Number porting attacks, remote phone compromise, phone theft ... probably in that order.

I almost never use Twitter on my phone, and if I switched Twitter to depend on my Yubikey, I would stop using Twitter on my phone completely.


TOTP isn't vulnerable to porting numbers, so you're safe from that threat.

Is remote desktop compromise less likely than remote phone compromise? Phones tend to sandbox each app, so a single malicious or compromised app cannot take over your phone. Desktops on the other hand allow any app to do essentially anything on your computer. Accidentally open a malicious email attachment and you're done for. Generally I consider machine/phone compromise outside of my threat model.

Is security key theft less likely than phone theft? Also, phones generally require a password or fingerprint or face to unlock, while security keys generally do not (Yubico announced a fingerprint-protected one 18 days ago, but it's not available yet).
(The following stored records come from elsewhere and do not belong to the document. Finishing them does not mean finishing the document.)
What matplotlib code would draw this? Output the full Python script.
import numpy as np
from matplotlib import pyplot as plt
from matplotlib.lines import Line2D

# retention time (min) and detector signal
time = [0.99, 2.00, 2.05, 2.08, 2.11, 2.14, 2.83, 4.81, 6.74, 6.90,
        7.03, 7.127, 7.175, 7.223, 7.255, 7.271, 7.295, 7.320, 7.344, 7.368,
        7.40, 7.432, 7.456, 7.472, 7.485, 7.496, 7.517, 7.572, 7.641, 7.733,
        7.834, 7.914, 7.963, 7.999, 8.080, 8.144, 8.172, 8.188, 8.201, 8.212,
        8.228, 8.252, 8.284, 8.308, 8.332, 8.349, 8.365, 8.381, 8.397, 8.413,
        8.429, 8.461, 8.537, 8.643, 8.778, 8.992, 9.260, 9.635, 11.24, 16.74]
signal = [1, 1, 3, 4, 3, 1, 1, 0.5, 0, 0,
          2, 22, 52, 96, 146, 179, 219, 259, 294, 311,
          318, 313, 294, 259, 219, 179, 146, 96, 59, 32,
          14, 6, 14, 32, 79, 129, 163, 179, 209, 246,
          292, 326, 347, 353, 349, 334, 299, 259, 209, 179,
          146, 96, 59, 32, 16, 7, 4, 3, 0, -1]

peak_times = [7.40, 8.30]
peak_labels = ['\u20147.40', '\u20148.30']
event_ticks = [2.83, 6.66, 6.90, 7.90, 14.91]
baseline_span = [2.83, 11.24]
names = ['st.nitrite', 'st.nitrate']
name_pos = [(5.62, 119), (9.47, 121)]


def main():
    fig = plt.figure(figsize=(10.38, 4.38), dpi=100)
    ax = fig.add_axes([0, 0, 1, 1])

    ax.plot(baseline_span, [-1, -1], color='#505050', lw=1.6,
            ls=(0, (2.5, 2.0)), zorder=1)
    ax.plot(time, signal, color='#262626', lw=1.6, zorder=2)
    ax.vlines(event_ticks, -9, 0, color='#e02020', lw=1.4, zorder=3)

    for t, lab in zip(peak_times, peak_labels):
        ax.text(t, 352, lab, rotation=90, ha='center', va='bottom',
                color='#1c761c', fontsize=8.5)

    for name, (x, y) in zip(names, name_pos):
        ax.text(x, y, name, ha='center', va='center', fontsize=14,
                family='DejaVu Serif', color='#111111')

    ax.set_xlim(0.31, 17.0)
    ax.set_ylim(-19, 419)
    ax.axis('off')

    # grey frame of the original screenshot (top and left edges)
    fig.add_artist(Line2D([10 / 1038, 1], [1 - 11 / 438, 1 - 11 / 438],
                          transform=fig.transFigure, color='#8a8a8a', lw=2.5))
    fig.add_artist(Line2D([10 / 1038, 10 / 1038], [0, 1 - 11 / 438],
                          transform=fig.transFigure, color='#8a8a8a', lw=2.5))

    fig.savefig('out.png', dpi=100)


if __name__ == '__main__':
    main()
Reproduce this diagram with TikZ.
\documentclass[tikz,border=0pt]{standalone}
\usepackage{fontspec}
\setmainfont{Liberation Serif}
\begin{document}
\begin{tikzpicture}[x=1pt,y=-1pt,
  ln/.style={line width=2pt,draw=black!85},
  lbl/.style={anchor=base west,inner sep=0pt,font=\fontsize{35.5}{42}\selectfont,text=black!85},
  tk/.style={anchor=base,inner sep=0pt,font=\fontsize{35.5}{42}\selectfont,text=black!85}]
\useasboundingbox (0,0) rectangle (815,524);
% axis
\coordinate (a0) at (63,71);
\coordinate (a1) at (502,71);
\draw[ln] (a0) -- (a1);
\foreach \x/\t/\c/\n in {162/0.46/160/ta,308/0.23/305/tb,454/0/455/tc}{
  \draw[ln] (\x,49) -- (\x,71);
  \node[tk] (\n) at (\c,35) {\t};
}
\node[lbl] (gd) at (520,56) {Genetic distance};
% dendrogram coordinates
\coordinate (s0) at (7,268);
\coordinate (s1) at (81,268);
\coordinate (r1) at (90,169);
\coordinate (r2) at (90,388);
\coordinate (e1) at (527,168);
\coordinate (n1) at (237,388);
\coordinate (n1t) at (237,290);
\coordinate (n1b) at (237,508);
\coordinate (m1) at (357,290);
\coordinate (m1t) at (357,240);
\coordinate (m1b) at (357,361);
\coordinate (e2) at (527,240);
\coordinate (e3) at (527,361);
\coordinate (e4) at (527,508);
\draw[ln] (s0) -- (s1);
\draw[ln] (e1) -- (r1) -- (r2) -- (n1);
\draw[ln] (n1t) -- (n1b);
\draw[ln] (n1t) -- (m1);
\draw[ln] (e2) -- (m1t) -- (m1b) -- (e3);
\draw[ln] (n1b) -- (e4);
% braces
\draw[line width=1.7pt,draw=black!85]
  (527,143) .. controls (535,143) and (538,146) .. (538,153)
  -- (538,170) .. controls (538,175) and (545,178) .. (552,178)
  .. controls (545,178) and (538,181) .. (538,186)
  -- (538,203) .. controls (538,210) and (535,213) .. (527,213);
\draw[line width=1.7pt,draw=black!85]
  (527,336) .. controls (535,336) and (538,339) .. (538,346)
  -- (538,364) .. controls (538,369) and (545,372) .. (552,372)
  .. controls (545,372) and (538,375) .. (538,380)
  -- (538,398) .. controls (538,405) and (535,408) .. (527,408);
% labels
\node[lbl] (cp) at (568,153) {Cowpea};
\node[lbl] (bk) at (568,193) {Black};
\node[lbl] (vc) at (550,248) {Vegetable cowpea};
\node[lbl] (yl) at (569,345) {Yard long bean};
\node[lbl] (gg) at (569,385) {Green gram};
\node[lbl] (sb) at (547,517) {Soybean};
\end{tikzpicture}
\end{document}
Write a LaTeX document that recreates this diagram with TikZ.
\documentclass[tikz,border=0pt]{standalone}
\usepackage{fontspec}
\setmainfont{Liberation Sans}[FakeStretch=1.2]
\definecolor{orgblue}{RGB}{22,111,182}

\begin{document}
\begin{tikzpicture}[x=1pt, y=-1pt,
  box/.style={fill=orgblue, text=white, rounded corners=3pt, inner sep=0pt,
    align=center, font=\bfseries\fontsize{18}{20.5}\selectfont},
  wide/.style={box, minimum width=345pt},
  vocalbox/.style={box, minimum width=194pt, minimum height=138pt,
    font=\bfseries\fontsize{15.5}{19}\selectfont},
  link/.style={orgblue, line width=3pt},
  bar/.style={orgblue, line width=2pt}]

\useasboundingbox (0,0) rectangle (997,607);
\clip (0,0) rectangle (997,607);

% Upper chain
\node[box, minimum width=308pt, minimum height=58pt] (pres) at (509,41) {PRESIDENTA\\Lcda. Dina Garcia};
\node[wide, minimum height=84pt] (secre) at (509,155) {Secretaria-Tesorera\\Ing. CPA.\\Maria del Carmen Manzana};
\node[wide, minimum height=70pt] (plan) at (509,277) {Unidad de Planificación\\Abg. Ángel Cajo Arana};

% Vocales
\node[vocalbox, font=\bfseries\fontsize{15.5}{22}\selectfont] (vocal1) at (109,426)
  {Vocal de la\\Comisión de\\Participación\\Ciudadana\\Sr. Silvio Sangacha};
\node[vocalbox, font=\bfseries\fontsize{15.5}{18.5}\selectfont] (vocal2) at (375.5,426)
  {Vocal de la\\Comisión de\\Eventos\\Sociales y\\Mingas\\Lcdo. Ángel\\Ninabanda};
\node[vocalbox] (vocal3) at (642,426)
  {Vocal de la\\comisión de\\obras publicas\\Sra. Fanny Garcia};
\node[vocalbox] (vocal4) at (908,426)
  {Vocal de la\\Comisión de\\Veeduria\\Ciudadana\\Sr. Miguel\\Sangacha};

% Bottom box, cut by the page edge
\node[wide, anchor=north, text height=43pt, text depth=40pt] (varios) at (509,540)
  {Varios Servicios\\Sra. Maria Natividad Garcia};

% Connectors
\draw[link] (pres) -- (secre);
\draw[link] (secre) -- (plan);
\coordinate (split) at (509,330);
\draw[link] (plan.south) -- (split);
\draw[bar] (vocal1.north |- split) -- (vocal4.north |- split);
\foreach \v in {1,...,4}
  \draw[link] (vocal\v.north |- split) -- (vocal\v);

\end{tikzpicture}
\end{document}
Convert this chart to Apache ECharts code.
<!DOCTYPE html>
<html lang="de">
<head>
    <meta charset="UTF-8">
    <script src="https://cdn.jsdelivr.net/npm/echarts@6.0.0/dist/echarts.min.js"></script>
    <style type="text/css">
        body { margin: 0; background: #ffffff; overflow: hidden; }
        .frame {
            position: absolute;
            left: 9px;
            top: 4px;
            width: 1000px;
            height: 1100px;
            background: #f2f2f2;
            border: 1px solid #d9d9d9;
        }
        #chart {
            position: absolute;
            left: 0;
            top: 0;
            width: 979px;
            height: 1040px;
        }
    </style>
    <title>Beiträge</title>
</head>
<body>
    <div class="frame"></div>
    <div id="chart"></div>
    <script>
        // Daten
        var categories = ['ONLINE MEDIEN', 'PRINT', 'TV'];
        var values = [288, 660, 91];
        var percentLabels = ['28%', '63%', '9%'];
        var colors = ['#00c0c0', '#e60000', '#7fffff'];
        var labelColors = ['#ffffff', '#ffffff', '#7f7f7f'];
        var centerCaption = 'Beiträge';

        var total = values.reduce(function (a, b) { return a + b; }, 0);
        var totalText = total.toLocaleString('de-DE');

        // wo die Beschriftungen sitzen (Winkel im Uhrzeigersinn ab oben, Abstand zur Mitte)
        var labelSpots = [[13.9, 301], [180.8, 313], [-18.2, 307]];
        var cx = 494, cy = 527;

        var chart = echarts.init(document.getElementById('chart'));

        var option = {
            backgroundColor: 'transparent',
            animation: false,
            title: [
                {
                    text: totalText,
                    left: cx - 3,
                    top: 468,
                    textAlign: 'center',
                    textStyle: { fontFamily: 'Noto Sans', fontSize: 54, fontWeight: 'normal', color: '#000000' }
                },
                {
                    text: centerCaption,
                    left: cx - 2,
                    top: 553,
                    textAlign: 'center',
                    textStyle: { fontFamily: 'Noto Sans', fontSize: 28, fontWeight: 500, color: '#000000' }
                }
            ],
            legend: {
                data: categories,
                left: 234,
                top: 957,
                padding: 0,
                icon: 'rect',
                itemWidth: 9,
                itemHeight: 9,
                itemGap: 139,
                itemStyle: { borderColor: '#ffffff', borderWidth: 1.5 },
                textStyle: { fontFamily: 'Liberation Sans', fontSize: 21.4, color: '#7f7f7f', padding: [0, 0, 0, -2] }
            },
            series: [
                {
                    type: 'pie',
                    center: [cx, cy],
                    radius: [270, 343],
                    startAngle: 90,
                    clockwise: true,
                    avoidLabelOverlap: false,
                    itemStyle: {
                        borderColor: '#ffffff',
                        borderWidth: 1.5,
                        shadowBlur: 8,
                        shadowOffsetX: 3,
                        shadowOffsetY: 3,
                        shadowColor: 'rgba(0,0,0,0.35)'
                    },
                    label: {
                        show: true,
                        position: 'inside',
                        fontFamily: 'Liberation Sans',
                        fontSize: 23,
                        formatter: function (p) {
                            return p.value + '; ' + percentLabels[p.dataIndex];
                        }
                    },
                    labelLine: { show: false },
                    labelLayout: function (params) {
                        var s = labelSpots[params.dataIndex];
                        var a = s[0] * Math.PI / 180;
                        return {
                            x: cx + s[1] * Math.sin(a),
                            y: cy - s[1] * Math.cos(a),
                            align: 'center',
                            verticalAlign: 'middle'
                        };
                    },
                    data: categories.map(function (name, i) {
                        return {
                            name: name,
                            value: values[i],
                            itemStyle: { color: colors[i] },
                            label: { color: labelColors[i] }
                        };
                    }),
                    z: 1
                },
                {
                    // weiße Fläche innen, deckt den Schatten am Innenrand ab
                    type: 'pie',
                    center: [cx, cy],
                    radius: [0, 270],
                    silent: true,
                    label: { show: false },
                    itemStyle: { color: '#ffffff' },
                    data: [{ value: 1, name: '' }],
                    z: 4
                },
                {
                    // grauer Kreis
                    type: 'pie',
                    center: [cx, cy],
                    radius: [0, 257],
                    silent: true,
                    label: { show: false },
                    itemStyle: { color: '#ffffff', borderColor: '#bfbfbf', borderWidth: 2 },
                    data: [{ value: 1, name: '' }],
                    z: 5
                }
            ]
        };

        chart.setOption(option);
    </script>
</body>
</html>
Given that I run a Linux desktop, and not Ubuntu, I think I'm less likely to be swept up in a mass hack on my desktop than on my phone.

I bring my phone with me in lots of circumstances where I don't bring my security key, so yeah I think it's more likely to be lost/stolen.

Also, TOTP has a MITM problem that U2F/Webauthn doesn't have.


I thought the implication was he didnt want to use sms for 2fa because of sim hijacking attacks


roca also said TOTP is bad, but TOTP isn't vulnerable to that.